Legambiente riconosce che “un semplice taglio avrebbe effetti negativi da un punto di vista economico e sociale, per le famiglie più povere e le imprese più in difficoltà”. Occorre dunque redistribuire in modo intelligente queste risorse. Per Legambiente la chiave di volta sta nel “far diventare questi sconti sui consumi incentivi verso investimenti in efficienza e nell’autoproduzione da rinnovabili”.
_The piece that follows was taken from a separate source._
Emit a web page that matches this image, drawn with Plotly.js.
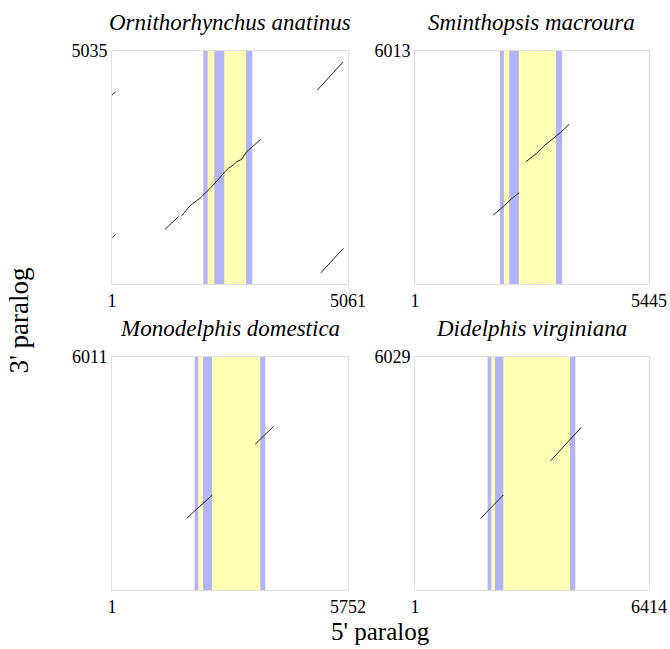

«Ogni euro non più regalato a chi inquina – spiega Edoardo Zanchini, vicepresidente di Legambiente – può liberare investimenti in innovazione ambientale ma anche per far uscire il Paese dalla crisi economica e sociale. Nelle proposte che presentiamo oggi dimostriamo come sia possibile intervenire subito sui sussidi alle fonti fossili e all’estrazione di materiali naturali, mentre il Recovery plan italiano dovrà fissare le riforme e la tempistica per cancellare tutti i sussidi entro il 2030».

Nel dossier Legambiente individua 13,8 miliardi di euro su cui si può intervenire da qui al 2025, e tre azioni prioritarie da conseguire nei prossimi mesi: inserire nel Recovery plan le scelte di cancellazione di tutti i sussidi alle fossili entro il 2030; eliminare subito i sussidi diretti alle fossili e per lo sfruttamento dei beni ambientali e aggiornare il Catalogo dei sussidi; rivedere subito la tassazione sui combustibili fossili per portare trasparenza e legare la fiscalità alle emissioni di gas serra.

Ma l’Italia senza sussidi ai combustibili fossili come sarebbe, davvero potrebbe essere un Paese più prospero oltre che più pulito? Una prima, ipotetica ma assai robusta risposta arriva non dagli ambientalisti ma direttamente dal Governo. Secondo gli scenari elaborati dal ministero dell’Ambiente nel suo ultimo Catalogo calerebbero le emissioni di gas serra mentre il Pil potrebbe crescere fino al +1,60% e l’occupazione del 4,2%. In tempi di crisi economica varrebbe la pena tentare.